Jika dilihat pada masa
kini, begitu banyak intelektual yang telah terlahir. Jika ingin kau cari
mereka, maka di segala penjuru dunia, bahkan hingga di seluruh pelosok
nusantara ini kita akan menemui dan mengenal mereka. Muda maupun yang
berpengalaman, para intelektual sudah banyak terlahir. Pertanyaan dasarnya
adalah apakah kita sudah berbeda dengan intelektual muda “Barbaria” yang sudah
dikisahkan pada bagian sebelumnya?
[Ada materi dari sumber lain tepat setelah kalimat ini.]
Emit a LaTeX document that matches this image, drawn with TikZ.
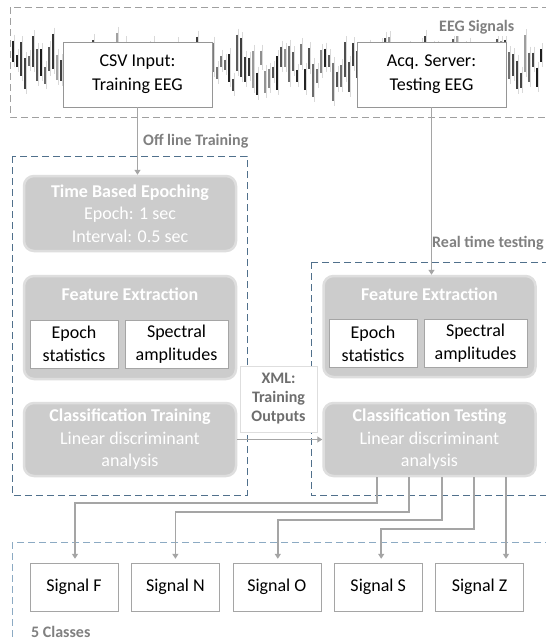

Mungkin ini hanyalah kisah dari “seorang
Barbaria”, lalu bagaimana dengan banyaknya orang atau sekelompok masyarakat
melakukan hal yang sama dengan “seorang Barbaria”. Istilah suku sebenarnya
hanya sebagai pengganti dari kata jamak kelompok sehingga bisa dikatakan bahwa
mereka adalah “Suku Barbaria” yang terlahir kembali atau yang terus hidup di
masa modern ini.
Kisahnya memberikan
pesan yang begitu mendalam kepada kita bahwa “jangan sampai kita terlambat
memahami...”. Seseorang tahu belum tentu ia mengerti, jika sudah mengerti tentu
ia paham, paham berarti kita menghayatinya, dengan menghayati maka kita berilmu
atau memiliki keahlian sehingga pikiran ini akan melahirkan penerang bagi jiwa
dan sukma kita (Zairofi 2006).
Oleh karena itu, mari
kita menjadi intelektual yang baik dan bermanfaat bagi sesama. Mari menjadi
intelektual politik yang membangun bangsa dan rakyatnya dengan kebijakan yang
dilahirkannya. intelektual hukum dan keamanan yang mampu menegakkan keadilan
beserta menjaga keamanan di negeri ini. Intelektual alam yang mampu mengelola
sumberdaya ini untuk masyarakat dan banga ini. Intelektual kesehatan yang mampu
melayani sakitnya masyarakat. Intelektual pasar yang mampu adil bagi para
pembeli dan penjualnya. Intelektual keluarga yang mampu mengayomi dan
menyayangi anaknya, orangtuanya, dan saudaranya. Serta tak lupa jua bagi calon
intelektual bangsa ini (mahasiswa dan pelajar) yang segera menyiapkan dirinya
untuk menjadi penerus dan generasi yang baik.